DATA SHOWN:
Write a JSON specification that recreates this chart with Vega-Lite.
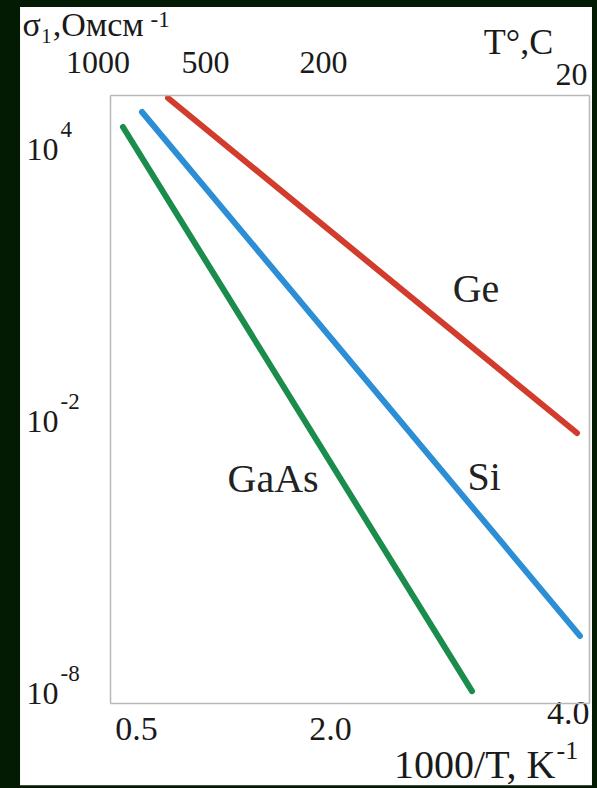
{
  "$schema": "https://vega.github.io/schema/vega-lite/v6.json",
  "autosize": {"type": "none"},
  "width": 479,
  "height": 608,
  "padding": {"left": 110, "top": 95, "right": 8, "bottom": 85},
  "background": "#031a03",
  "config": {
    "view": {"stroke": null},
    "font": "Liberation Serif",
    "axis": {
      "grid": false,
      "ticks": false,
      "domainColor": "#b8b8b8",
      "domainWidth": 1.5,
      "labelFont": "Liberation Serif",
      "labelFontSize": 32,
      "labelColor": "#1a1a1a",
      "titleFont": "Liberation Serif",
      "titleFontWeight": "normal",
      "titleColor": "#1a1a1a"
    }
  },
  "datasets": {
    "lines": [
      {"material": "Ge", "x": 0.748, "y": 5.134},
      {"material": "Ge", "x": 3.907, "y": -2.25},
      {"material": "Si", "x": 0.547, "y": 4.825},
      {"material": "Si", "x": 3.93, "y": -6.72},
      {"material": "GaAs", "x": 0.4, "y": 4.495},
      {"material": "GaAs", "x": 3.096, "y": -7.94}
    ],
    "labels": [
      {"material": "Ge", "x": 3.127, "y": 0.9},
      {"material": "Si", "x": 3.19, "y": -3.24},
      {"material": "GaAs", "x": 1.56, "y": -3.29}
    ]
  },
  "layer": [
    {
      "data": {"values": [{"panel": "background"}]},
      "mark": {"type": "rect", "color": "#ffffff"},
      "encoding": {
        "x": {
          "datum": -0.395, "type": "quantitative",
          "scale": {"domain": [0.3, 4.0], "nice": false, "zero": false},
          "axis": {
            "zindex": 2,
            "orient": "bottom",
            "domain": false,
            "labels": false,
            "title": "-1",
            "titleFontSize": 26,
            "titleAlign": "left",
            "titleBaseline": "alphabetic",
            "titleX": 446,
            "titleY": 55
          }
        },
        "x2": {"datum": 4.023},
        "y": {
          "datum": 7.14, "type": "quantitative",
          "scale": {"domain": [-8.2, 5.2], "nice": false, "zero": false},
          "axis": {
            "zindex": 2,
            "orient": "left",
            "domain": false,
            "values": [4, -2, -8],
            "labelExpr": "datum.value == 4 ? '4' : datum.value == -2 ? '-2' : '-8'",
            "labelFontSize": 23,
            "labelAlign": "left",
            "labelBaseline": "middle",
            "labelPadding": 50,
            "labelOffset": -20,
            "title": "-1",
            "titleFontSize": 23,
            "titleAngle": 0,
            "titleAlign": "left",
            "titleBaseline": "alphabetic",
            "titleX": 40,
            "titleY": -69
          }
        },
        "y2": {"datum": -10.01}
      }
    },
    {
      "data": {"name": "lines"},
      "mark": {"type": "line", "strokeWidth": 6, "strokeCap": "round"},
      "encoding": {
        "x": {
          "field": "x", "type": "quantitative",
          "scale": {"domain": [0.3, 4.0], "nice": false, "zero": false},
          "axis": {
            "zindex": 2,
            "orient": "bottom",
            "values": [0.5, 2.0, 4.0],
            "format": ".1f",
            "labelFontSize": 34,
            "labelFlush": false,
            "labelBaseline": "top",
            "labelAlign": {"condition": {"test": "datum.value > 3.5", "value": "right"}, "value": "center"},
            "labelPadding": {"condition": {"test": "datum.value > 3.5", "value": -7}, "value": 9},
            "title": "1000/T, K",
            "titleFontSize": 40,
            "titleAlign": "right",
            "titleBaseline": "alphabetic",
            "titleX": 445,
            "titleY": 74
          }
        },
        "y": {
          "field": "y", "type": "quantitative",
          "scale": {"domain": [-8.2, 5.2], "nice": false, "zero": false},
          "axis": {
            "zindex": 2,
            "orient": "left",
            "values": [4, -2, -8],
            "labelExpr": "'10'",
            "labelFontSize": 32,
            "labelPadding": 52,
            "title": "σ₁,Омсм",
            "titleFontSize": 34,
            "titleAngle": 0,
            "titleAlign": "left",
            "titleBaseline": "alphabetic",
            "titleX": -88,
            "titleY": -60
          }
        },
        "color": {
          "field": "material", "type": "nominal",
          "scale": {"domain": ["Ge", "Si", "GaAs"], "range": ["#d23c2c", "#2c8ed4", "#1a8c4c"]},
          "legend": null
        }
      }
    },
    {
      "data": {"name": "labels"},
      "mark": {"type": "text", "font": "Liberation Serif", "fontSize": 40, "color": "#222222", "align": "center", "baseline": "middle"},
      "encoding": {
        "x": {
          "field": "x", "type": "quantitative",
          "scale": {"domain": [0.3, 4.0], "nice": false, "zero": false},
          "axis": {
            "zindex": 2,
            "orient": "top",
            "values": [0.45, 1.034, 1.945, 3.86],
            "labelExpr": "datum.value < 0.6 ? '1000' : datum.value < 1.5 ? '500' : datum.value < 3 ? '200' : '20'",
            "labelFontSize": 32,
            "labelFlush": false,
            "labelAlign": {"condition": {"test": "datum.value < 0.6", "value": "right"}, "value": "center"},
            "labelPadding": {"condition": {"test": "datum.value > 3", "value": 4}, "value": 16},
            "title": "T°,C",
            "titleFontSize": 36,
            "titleAlign": "center",
            "titleBaseline": "alphabetic",
            "titleX": 408,
            "titleY": -42
          }
        },
        "y": {
          "field": "y", "type": "quantitative",
          "scale": {"domain": [-8.2, 5.2], "nice": false, "zero": false},
          "axis": {"zindex": 2, "orient": "right", "labels": false, "title": null}
        },
        "text": {"field": "material", "type": "nominal"}
      }
    }
  ],
  "resolve": {"axis": {"x": "independent", "y": "independent"}}
}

WHAT YOU HAVE TO DO: Give every line back word for word and leave the pictures out.

SOLUTION:
Write a JSON specification that recreates this chart with Vega-Lite.
{
  "$schema": "https://vega.github.io/schema/vega-lite/v6.json",
  "autosize": {"type": "none"},
  "width": 479,
  "height": 608,
  "padding": {"left": 110, "top": 95, "right": 8, "bottom": 85},
  "background": "#031a03",
  "config": {
    "view": {"stroke": null},
    "font": "Liberation Serif",
    "axis": {
      "grid": false,
      "ticks": false,
      "domainColor": "#b8b8b8",
      "domainWidth": 1.5,
      "labelFont": "Liberation Serif",
      "labelFontSize": 32,
      "labelColor": "#1a1a1a",
      "titleFont": "Liberation Serif",
      "titleFontWeight": "normal",
      "titleColor": "#1a1a1a"
    }
  },
  "datasets": {
    "lines": [
      {"material": "Ge", "x": 0.748, "y": 5.134},
      {"material": "Ge", "x": 3.907, "y": -2.25},
      {"material": "Si", "x": 0.547, "y": 4.825},
      {"material": "Si", "x": 3.93, "y": -6.72},
      {"material": "GaAs", "x": 0.4, "y": 4.495},
      {"material": "GaAs", "x": 3.096, "y": -7.94}
    ],
    "labels": [
      {"material": "Ge", "x": 3.127, "y": 0.9},
      {"material": "Si", "x": 3.19, "y": -3.24},
      {"material": "GaAs", "x": 1.56, "y": -3.29}
    ]
  },
  "layer": [
    {
      "data": {"values": [{"panel": "background"}]},
      "mark": {"type": "rect", "color": "#ffffff"},
      "encoding": {
        "x": {
          "datum": -0.395, "type": "quantitative",
          "scale": {"domain": [0.3, 4.0], "nice": false, "zero": false},
          "axis": {
            "zindex": 2,
            "orient": "bottom",
            "domain": false,
            "labels": false,
            "title": "-1",
            "titleFontSize": 26,
            "titleAlign": "left",
            "titleBaseline": "alphabetic",
            "titleX": 446,
            "titleY": 55
          }
        },
        "x2": {"datum": 4.023},
        "y": {
          "datum": 7.14, "type": "quantitative",
          "scale": {"domain": [-8.2, 5.2], "nice": false, "zero": false},
          "axis": {
            "zindex": 2,
            "orient": "left",
            "domain": false,
            "values": [4, -2, -8],
            "labelExpr": "datum.value == 4 ? '4' : datum.value == -2 ? '-2' : '-8'",
            "labelFontSize": 23,
            "labelAlign": "left",
            "labelBaseline": "middle",
            "labelPadding": 50,
            "labelOffset": -20,
            "title": "-1",
            "titleFontSize": 23,
            "titleAngle": 0,
            "titleAlign": "left",
            "titleBaseline": "alphabetic",
            "titleX": 40,
            "titleY": -69
          }
        },
        "y2": {"datum": -10.01}
      }
    },
    {
      "data": {"name": "lines"},
      "mark": {"type": "line", "strokeWidth": 6, "strokeCap": "round"},
      "encoding": {
        "x": {
          "field": "x", "type": "quantitative",
          "scale": {"domain": [0.3, 4.0], "nice": false, "zero": false},
          "axis": {
            "zindex": 2,
            "orient": "bottom",
            "values": [0.5, 2.0, 4.0],
            "format": ".1f",
            "labelFontSize": 34,
            "labelFlush": false,
            "labelBaseline": "top",
            "labelAlign": {"condition": {"test": "datum.value > 3.5", "value": "right"}, "value": "center"},
            "labelPadding": {"condition": {"test": "datum.value > 3.5", "value": -7}, "value": 9},
            "title": "1000/T, K",
            "titleFontSize": 40,
            "titleAlign": "right",
            "titleBaseline": "alphabetic",
            "titleX": 445,
            "titleY": 74
          }
        },
        "y": {
          "field": "y", "type": "quantitative",
          "scale": {"domain": [-8.2, 5.2], "nice": false, "zero": false},
          "axis": {
            "zindex": 2,
            "orient": "left",
            "values": [4, -2, -8],
            "labelExpr": "'10'",
            "labelFontSize": 32,
            "labelPadding": 52,
            "title": "σ₁,Омсм",
            "titleFontSize": 34,
            "titleAngle": 0,
            "titleAlign": "left",
            "titleBaseline": "alphabetic",
            "titleX": -88,
            "titleY": -60
          }
        },
        "color": {
          "field": "material", "type": "nominal",
          "scale": {"domain": ["Ge", "Si", "GaAs"], "range": ["#d23c2c", "#2c8ed4", "#1a8c4c"]},
          "legend": null
        }
      }
    },
    {
      "data": {"name": "labels"},
      "mark": {"type": "text", "font": "Liberation Serif", "fontSize": 40, "color": "#222222", "align": "center", "baseline": "middle"},
      "encoding": {
        "x": {
          "field": "x", "type": "quantitative",
          "scale": {"domain": [0.3, 4.0], "nice": false, "zero": false},
          "axis": {
            "zindex": 2,
            "orient": "top",
            "values": [0.45, 1.034, 1.945, 3.86],
            "labelExpr": "datum.value < 0.6 ? '1000' : datum.value < 1.5 ? '500' : datum.value < 3 ? '200' : '20'",
            "labelFontSize": 32,
            "labelFlush": false,
            "labelAlign": {"condition": {"test": "datum.value < 0.6", "value": "right"}, "value": "center"},
            "labelPadding": {"condition": {"test": "datum.value > 3", "value": 4}, "value": 16},
            "title": "T°,C",
            "titleFontSize": 36,
            "titleAlign": "center",
            "titleBaseline": "alphabetic",
            "titleX": 408,
            "titleY": -42
          }
        },
        "y": {
          "field": "y", "type": "quantitative",
          "scale": {"domain": [-8.2, 5.2], "nice": false, "zero": false},
          "axis": {"zindex": 2, "orient": "right", "labels": false, "title": null}
        },
        "text": {"field": "material", "type": "nominal"}
      }
    }
  ],
  "resolve": {"axis": {"x": "independent", "y": "independent"}}
}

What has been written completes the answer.